• _Task statement_
Begin with the first line below and retype each line exactly through the line containing "markeredgewidth=1.0, zorder=3)". Any pictures are to be left out.
:::
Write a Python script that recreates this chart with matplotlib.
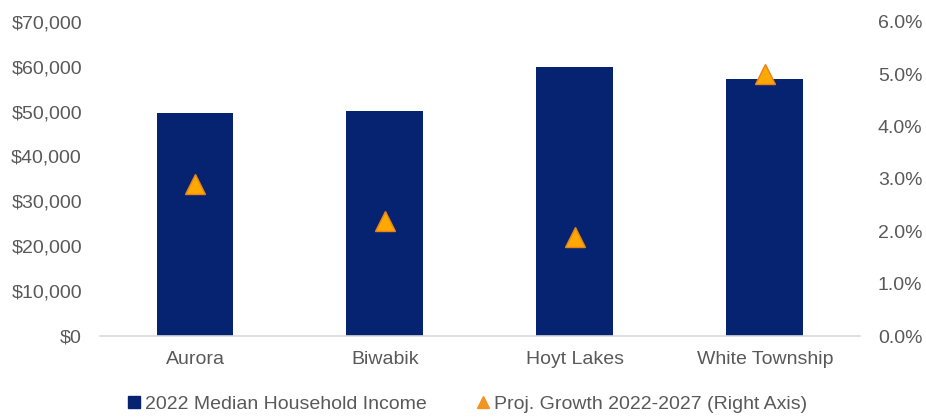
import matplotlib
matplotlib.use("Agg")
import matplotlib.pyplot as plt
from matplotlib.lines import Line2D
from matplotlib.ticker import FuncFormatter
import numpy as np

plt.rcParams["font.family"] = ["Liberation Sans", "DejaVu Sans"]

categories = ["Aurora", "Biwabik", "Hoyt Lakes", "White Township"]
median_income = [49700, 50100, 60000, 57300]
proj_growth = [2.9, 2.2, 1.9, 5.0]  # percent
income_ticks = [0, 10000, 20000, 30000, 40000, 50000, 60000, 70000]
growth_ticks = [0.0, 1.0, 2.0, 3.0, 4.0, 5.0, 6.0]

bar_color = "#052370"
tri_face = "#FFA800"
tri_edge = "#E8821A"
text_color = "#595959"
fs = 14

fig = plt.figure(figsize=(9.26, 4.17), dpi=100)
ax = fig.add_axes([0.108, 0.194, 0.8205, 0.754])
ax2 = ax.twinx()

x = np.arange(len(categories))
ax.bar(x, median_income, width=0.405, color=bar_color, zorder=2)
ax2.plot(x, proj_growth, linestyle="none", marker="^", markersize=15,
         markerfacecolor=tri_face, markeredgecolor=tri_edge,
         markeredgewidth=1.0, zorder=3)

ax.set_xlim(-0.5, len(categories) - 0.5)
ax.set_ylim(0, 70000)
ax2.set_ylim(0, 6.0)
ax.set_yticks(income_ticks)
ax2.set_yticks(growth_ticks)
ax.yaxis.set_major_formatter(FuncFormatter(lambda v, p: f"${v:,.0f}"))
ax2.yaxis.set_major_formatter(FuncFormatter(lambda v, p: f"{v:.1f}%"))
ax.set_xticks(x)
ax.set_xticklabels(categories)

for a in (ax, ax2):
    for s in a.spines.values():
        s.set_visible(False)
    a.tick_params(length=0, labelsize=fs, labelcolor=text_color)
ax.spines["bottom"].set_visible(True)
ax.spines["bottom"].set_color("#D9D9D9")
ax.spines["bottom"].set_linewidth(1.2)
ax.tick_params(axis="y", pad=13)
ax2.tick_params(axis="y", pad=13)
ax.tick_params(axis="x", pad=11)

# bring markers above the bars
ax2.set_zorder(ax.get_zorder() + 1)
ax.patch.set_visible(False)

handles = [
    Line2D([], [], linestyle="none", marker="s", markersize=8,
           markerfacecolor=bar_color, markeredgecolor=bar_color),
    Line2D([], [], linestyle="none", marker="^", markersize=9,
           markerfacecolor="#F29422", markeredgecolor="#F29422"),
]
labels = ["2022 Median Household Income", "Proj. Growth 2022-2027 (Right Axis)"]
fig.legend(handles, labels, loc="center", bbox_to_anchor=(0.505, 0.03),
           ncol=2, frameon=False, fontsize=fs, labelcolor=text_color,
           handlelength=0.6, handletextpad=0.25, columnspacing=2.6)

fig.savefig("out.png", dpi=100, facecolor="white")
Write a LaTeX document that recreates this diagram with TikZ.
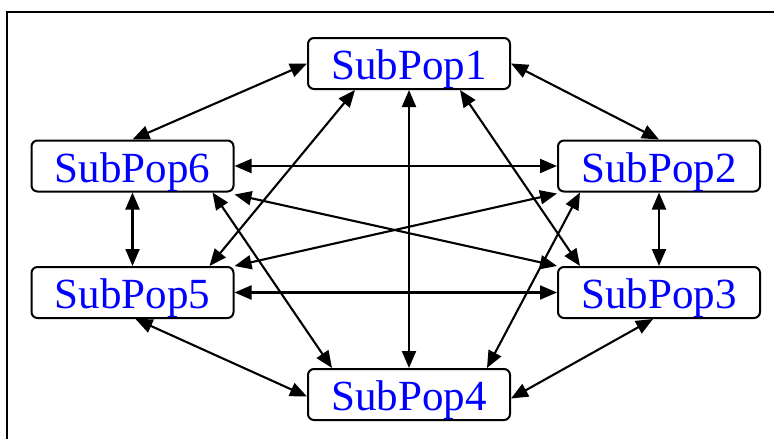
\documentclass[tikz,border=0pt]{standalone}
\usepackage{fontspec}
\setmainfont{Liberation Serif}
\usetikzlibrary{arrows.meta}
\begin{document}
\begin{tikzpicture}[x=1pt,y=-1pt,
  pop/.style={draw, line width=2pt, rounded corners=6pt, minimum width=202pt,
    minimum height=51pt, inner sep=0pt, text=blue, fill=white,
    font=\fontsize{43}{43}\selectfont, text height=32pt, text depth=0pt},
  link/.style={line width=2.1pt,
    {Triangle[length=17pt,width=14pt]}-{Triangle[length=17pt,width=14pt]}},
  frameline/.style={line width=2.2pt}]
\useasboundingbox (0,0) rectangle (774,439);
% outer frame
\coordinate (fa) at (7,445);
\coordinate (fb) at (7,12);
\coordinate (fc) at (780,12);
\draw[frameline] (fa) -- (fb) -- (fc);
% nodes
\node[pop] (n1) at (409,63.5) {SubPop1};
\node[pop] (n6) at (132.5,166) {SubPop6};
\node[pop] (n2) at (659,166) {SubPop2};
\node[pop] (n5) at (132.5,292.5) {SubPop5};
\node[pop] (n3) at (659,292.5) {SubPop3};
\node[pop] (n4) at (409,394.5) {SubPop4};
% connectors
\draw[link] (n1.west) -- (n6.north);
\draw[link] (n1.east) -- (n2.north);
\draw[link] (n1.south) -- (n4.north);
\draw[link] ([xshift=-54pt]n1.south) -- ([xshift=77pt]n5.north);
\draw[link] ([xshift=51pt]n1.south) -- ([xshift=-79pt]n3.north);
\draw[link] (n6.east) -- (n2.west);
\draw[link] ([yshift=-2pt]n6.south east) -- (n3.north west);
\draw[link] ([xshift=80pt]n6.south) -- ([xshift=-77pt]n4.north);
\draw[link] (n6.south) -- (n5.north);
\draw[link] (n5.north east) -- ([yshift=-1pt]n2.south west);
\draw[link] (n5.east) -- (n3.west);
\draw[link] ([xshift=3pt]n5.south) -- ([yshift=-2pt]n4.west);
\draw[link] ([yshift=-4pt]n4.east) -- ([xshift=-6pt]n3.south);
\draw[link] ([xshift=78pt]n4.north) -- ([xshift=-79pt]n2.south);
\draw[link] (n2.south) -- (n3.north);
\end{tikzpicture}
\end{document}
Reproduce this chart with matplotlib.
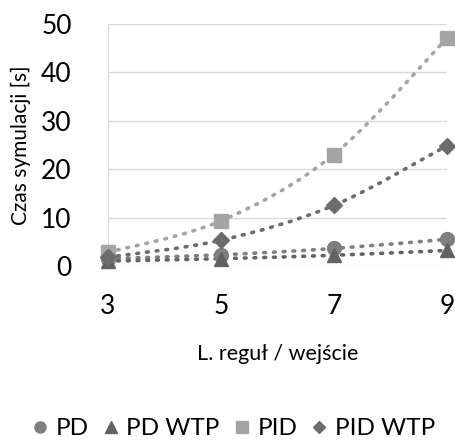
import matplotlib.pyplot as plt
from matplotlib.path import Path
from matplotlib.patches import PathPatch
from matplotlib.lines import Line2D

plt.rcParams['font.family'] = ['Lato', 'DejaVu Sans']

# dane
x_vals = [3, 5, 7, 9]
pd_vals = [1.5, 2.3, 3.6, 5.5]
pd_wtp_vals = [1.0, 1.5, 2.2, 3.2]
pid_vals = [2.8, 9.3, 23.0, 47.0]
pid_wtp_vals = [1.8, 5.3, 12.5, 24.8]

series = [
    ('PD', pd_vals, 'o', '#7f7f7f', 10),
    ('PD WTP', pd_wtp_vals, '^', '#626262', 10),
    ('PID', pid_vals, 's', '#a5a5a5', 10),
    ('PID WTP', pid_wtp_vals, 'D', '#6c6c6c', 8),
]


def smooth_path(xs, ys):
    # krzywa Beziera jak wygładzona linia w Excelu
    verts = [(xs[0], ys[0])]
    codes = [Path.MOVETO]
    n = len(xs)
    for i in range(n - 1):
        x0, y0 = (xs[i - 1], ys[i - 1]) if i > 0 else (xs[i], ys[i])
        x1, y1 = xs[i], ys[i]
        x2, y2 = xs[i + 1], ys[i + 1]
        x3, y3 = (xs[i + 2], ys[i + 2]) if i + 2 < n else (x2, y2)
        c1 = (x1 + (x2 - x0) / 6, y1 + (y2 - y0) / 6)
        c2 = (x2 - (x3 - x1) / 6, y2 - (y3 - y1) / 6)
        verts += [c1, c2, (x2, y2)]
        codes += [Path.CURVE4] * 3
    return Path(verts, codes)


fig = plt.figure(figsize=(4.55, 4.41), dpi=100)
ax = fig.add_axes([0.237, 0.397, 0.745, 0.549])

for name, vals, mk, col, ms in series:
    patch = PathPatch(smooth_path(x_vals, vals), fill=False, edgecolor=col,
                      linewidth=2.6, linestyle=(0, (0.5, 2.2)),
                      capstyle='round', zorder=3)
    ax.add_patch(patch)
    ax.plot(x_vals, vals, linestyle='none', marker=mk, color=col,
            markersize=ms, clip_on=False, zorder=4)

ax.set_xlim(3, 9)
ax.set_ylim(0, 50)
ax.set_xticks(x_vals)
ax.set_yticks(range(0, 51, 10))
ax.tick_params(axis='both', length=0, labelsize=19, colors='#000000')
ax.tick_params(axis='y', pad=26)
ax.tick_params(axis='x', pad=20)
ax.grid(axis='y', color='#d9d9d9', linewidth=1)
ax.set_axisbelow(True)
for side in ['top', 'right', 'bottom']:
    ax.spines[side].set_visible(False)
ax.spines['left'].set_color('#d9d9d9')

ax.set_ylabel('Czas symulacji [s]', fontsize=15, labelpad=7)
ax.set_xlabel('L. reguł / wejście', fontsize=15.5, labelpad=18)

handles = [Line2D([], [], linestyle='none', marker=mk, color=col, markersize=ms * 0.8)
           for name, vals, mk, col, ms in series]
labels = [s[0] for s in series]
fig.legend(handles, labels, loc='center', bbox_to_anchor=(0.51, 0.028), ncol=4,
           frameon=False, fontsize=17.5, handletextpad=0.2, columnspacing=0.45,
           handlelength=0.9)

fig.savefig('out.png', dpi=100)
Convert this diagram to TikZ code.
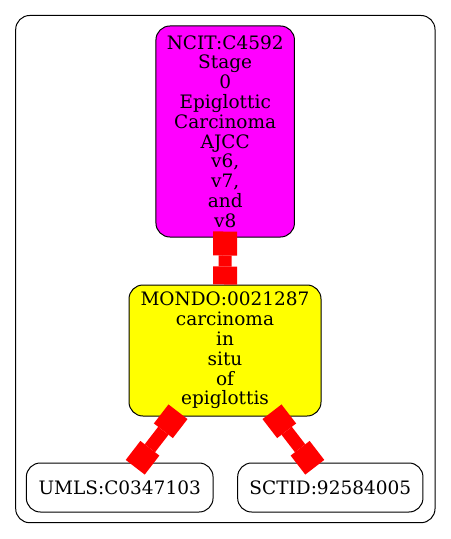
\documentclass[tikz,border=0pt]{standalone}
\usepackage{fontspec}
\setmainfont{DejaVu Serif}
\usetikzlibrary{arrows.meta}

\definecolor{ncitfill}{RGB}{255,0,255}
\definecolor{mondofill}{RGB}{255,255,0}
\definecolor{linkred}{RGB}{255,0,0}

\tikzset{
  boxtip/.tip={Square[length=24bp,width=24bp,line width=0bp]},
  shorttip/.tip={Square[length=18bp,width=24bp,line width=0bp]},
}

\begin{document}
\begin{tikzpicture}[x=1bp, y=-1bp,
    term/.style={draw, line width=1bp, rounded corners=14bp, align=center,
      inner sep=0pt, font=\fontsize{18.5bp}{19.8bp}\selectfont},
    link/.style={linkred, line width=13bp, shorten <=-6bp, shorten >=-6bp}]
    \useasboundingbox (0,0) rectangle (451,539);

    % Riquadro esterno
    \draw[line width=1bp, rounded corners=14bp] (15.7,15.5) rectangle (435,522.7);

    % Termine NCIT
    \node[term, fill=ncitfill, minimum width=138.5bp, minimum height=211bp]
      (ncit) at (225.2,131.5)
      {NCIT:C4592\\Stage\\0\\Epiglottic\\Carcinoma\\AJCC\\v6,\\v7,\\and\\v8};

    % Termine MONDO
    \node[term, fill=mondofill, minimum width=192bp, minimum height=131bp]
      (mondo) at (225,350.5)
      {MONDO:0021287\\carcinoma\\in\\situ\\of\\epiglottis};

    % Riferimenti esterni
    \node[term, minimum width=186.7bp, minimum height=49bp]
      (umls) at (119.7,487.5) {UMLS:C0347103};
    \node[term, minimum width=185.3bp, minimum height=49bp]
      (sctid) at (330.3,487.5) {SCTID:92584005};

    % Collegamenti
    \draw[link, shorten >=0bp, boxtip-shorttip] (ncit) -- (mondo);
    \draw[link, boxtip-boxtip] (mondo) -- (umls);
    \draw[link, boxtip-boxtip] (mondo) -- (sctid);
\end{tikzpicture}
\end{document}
:::
• _The completed task_
Write a Python script that recreates this chart with matplotlib.
import matplotlib
matplotlib.use("Agg")
import matplotlib.pyplot as plt
from matplotlib.lines import Line2D
from matplotlib.ticker import FuncFormatter
import numpy as np

plt.rcParams["font.family"] = ["Liberation Sans", "DejaVu Sans"]

categories = ["Aurora", "Biwabik", "Hoyt Lakes", "White Township"]
median_income = [49700, 50100, 60000, 57300]
proj_growth = [2.9, 2.2, 1.9, 5.0]  # percent
income_ticks = [0, 10000, 20000, 30000, 40000, 50000, 60000, 70000]
growth_ticks = [0.0, 1.0, 2.0, 3.0, 4.0, 5.0, 6.0]

bar_color = "#052370"
tri_face = "#FFA800"
tri_edge = "#E8821A"
text_color = "#595959"
fs = 14

fig = plt.figure(figsize=(9.26, 4.17), dpi=100)
ax = fig.add_axes([0.108, 0.194, 0.8205, 0.754])
ax2 = ax.twinx()

x = np.arange(len(categories))
ax.bar(x, median_income, width=0.405, color=bar_color, zorder=2)
ax2.plot(x, proj_growth, linestyle="none", marker="^", markersize=15,
         markerfacecolor=tri_face, markeredgecolor=tri_edge,
         markeredgewidth=1.0, zorder=3)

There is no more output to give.